This project is a high-performance distributed storage system simulation (CodeCraft) designed to model and optimize object reading, writing, deletion, and garbage collection in a large-scale data storage environment. The system operates under strict time and resource constraints to handle massive concurrent requests, maximizing system throughput and response speed.
The core modules include:
- Writer (Storage Allocation): Manages the layout and writing of objects onto disks.
- Reader (Read Scheduling): Optimizes head movement paths to efficiently respond to read requests.
- Deleter & Collector (Lifecycle Management): Handles logical deletion of objects and garbage collection of physical space.
- SharedData (Global State Management): Maintains the global state of disks, objects, and requests.
The Writer module employs the Segregated Fit strategy to manage disk space, aiming to reduce disk fragmentation and improve the success rate of writing large objects.
- Logic Flow:
- Scan Free Blocks: Iterate through the target disk to identify all continuous free spaces (marked as
0). - Sort: Sort the identified free blocks by length in ascending order.
- Best Fit: Iterate through the sorted list of free blocks and select the first block that can accommodate the current object (
length >= size).
- Scan Free Blocks: Iterate through the target disk to identify all continuous free spaces (marked as
- Advantage: This strategy tends to fill small gaps with small objects, preserving larger continuous spaces for large objects, thereby effectively reducing external fragmentation and improving overall space utilization.
The Reader module's primary goal is to minimize seek time while maximizing the value of request responses.
- Scoring Function:
The system assigns a score to each object pending read based on the urgency of the request. The scoring function
f(x)considers the request wait timex:- Short-term wait (
x <= 10): Score decays slowly, maintaining high priority. - Medium-term wait (
10 < x <= 105): Score decays faster. - Timeout (
x > 105): Score drops to zero; no longer prioritized. Additionally, object size is a factor ((object.size + 1) * 0.5), meaning reading larger objects yields higher returns.
- Short-term wait (
- Path Optimization:
get_nearest_object: Finds the nearest pending read object in the clockwise direction from the current head position.findMaxScoreInterval: Searches for a read interval that maximizes the cumulative Score minus the Cost (Cost considers head movement distance and the reduced state switching cost for continuous reading).
The Collector module is responsible for periodically reclaiming invalid space.
- Trigger Mechanism:
gc_actionis triggered everyFrePerSlicing(1800) time slices. - Function: Cleans up objects marked for deletion, merges free fragments, and updates physical address mappings to ensure disk availability over long-term operation.
The system uses data_correlation.cpp to analyze data read patterns across different time slices, calculating Pearson correlation coefficients to identify hot data and correlated data, assisting in pre-fetching or data layout optimization (e.g., assign_read_labels).
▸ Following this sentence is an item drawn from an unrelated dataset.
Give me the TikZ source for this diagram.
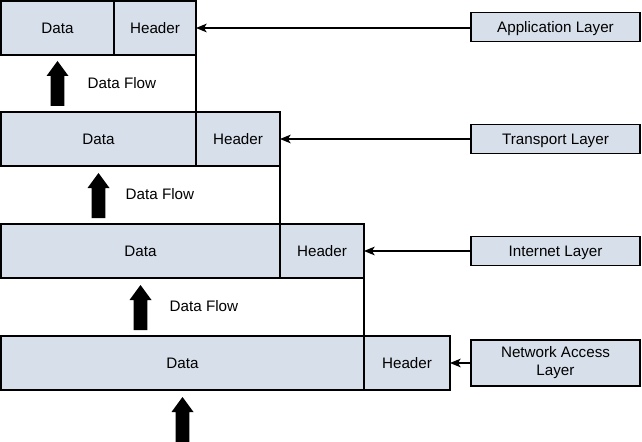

| File/Directory | Description |
|---|---|
main.cpp |
Entry point, responsible for time stepping, event dispatching, and the main loop. |
data.h/cpp |
Defines core data structures (Request, Object) and the singleton class SharedData for global state. |
write.h/cpp |
Writer class definition. write_segregated_fit.cpp contains specific space allocation algorithms. |
read_re.h/cpp |
Reader class definition. Contains read scheduling, scoring functions, and head control logic. |
collect.h/cpp |
Collector class definition. Responsible for garbage collection logic. |
delete.h/cpp |
Deleter class definition. Handles logical deletion requests. |
CMakeLists.txt |
CMake build script. |
- C++17 compatible compiler (GCC, Clang, MSVC)
- CMake 3.8 or higher
# 1. Create build directory
mkdir build
cd build
# 2. Generate Makefile
cmake ..
# 3. Build executable
makeThe program reads data from standard input (stdin) and outputs results to standard output (stdout) by default. It is typically used with file redirection.
# Assuming input data file is data.in
./code_craft < data.in > result.outAlternatively, for debugging, you can configure run parameters in your IDE or modify the freopen statement in main.cpp (remember to comment it out before submission).
- Do Not Modify: Sections in
CMakeLists.txtmarked as "Do not modify" (e.g., compiler standard, output path, target namecode_craft) must strictly remain unchanged to avoid evaluation failure. - Time Constraints: The core loop advances strictly according to the timestamp
timestamp, ensuring operations within each time slice are completed efficiently.